# start of Dataset excerpt
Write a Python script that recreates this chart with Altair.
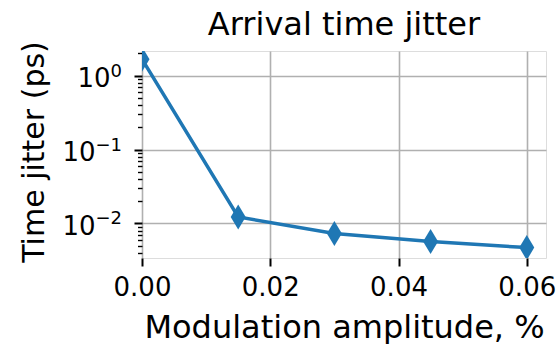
import altair as alt
import pandas as pd

# Data
amplitude = [0.0, 0.015, 0.03, 0.045, 0.06]
jitter = [1.67, 0.0122, 0.0073, 0.0057, 0.0047]

x_ticks = [0.0, 0.02, 0.04, 0.06]
y_major = [1, 0.1, 0.01]
y_exponents = ["0", "−1", "−2"]
y_minor = [0.004, 0.005, 0.006, 0.007, 0.008, 0.009,
           0.02, 0.03, 0.04, 0.05, 0.06, 0.07, 0.08, 0.09,
           0.2, 0.3, 0.4, 0.5, 0.6, 0.7, 0.8, 0.9, 2]

df = pd.DataFrame({"amp": amplitude, "jit": jitter})
exp_df = pd.DataFrame({"jit": y_major, "exp": y_exponents})

FONT = "DejaVu Sans"
BLUE = "#1f77b4"

major_test = "indexof([" + ",".join(str(v) for v in y_major) + "], datum.value) >= 0"
label_expr = major_test.replace(" >= 0", " >= 0 ? '10' : ''")

x_scale = alt.Scale(domain=[0, 0.063], nice=False, zero=False)
y_scale = alt.Scale(type="log", domain=[0.0034, 2.16], nice=False)

x_enc = alt.X(
    "amp:Q", scale=x_scale,
    axis=alt.Axis(
        values=x_ticks, format=".2f", title="Modulation amplitude, %",
        labelFont=FONT, labelFontSize=26, labelColor="black",
        labelBaseline="alphabetic", labelPadding=29, labelFlush=False,
        tickSize=8, tickWidth=2, tickColor="black", domain=False,
        grid=True, gridColor="#b0b0b0", gridWidth=1.6,
        titleFont=FONT, titleFontSize=32, titleFontWeight="normal",
        titleColor="black", titleBaseline="alphabetic", titleY=79,
    ),
)

y_enc = alt.Y(
    "jit:Q", scale=y_scale,
    axis=alt.Axis(
        values=sorted(y_major + y_minor), labelExpr=label_expr,
        title="Time jitter (ps)",
        labelFont=FONT, labelFontSize=26, labelColor="black",
        labelPadding={"condition": {"test": "datum.value == 1", "value": 24}, "value": 39},
        labelBaseline="alphabetic", labelOffset=11, labelFlush=False,
        tickColor="black",
        tickSize={"condition": {"test": major_test, "value": 8}, "value": 4.5},
        tickWidth={"condition": {"test": major_test, "value": 2}, "value": 1.4},
        domain=False, grid=True, gridColor="#b0b0b0", gridWidth=1.6,
        gridOpacity={"condition": {"test": major_test, "value": 1}, "value": 0},
        titleFont=FONT, titleFontSize=30, titleFontWeight="normal",
        titleColor="black", titleBaseline="alphabetic", titleAngle=-90,
        titleAlign="center", titleX=-99, titleY=100.5,
    ),
)

line = alt.Chart(df).mark_line(color=BLUE, strokeWidth=3.5, clip=True).encode(x=x_enc, y=y_enc)
points = alt.Chart(df).mark_point(
    shape="M0,-1L0.6,0L0,1L-0.6,0Z", filled=True, size=625, color=BLUE, opacity=1, clip=True
).encode(x=x_enc, y=y_enc)

exps = alt.Chart(exp_df).mark_text(
    font=FONT, fontSize=18, color="black", align="right", baseline="alphabetic", dy=1
).encode(x=alt.value(-20), y=alt.Y("jit:Q", scale=y_scale), text="exp:N")

chart = alt.layer(line, points, exps).properties(
    width=404, height=207,
    title=alt.TitleParams("Arrival time jitter", font=FONT, fontSize=32, fontWeight="normal",
                          color="black", offset=10, dy=11, anchor="middle"),
    autosize=alt.AutoSizeParams(type="none"),
    padding={"left": 142, "top": 51, "right": 12, "bottom": 86},
).configure_view(stroke="black", strokeWidth=2).configure(background="white")

chart.save("out.html", embed_options={"renderer": "svg", "actions": False})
# end of Dataset excerpt
> Short problem:
Reproduce exactly the run of lines that opens the listing and closes with the line holding "domain=[0.0034, 2.16], nice=False)". Pictures are excluded.

> Solved problem:
Write a Python script that recreates this chart with Altair.
import altair as alt
import pandas as pd

# Data
amplitude = [0.0, 0.015, 0.03, 0.045, 0.06]
jitter = [1.67, 0.0122, 0.0073, 0.0057, 0.0047]

x_ticks = [0.0, 0.02, 0.04, 0.06]
y_major = [1, 0.1, 0.01]
y_exponents = ["0", "−1", "−2"]
y_minor = [0.004, 0.005, 0.006, 0.007, 0.008, 0.009,
           0.02, 0.03, 0.04, 0.05, 0.06, 0.07, 0.08, 0.09,
           0.2, 0.3, 0.4, 0.5, 0.6, 0.7, 0.8, 0.9, 2]

df = pd.DataFrame({"amp": amplitude, "jit": jitter})
exp_df = pd.DataFrame({"jit": y_major, "exp": y_exponents})

FONT = "DejaVu Sans"
BLUE = "#1f77b4"

major_test = "indexof([" + ",".join(str(v) for v in y_major) + "], datum.value) >= 0"
label_expr = major_test.replace(" >= 0", " >= 0 ? '10' : ''")

x_scale = alt.Scale(domain=[0, 0.063], nice=False, zero=False)
y_scale = alt.Scale(type="log", domain=[0.0034, 2.16], nice=False)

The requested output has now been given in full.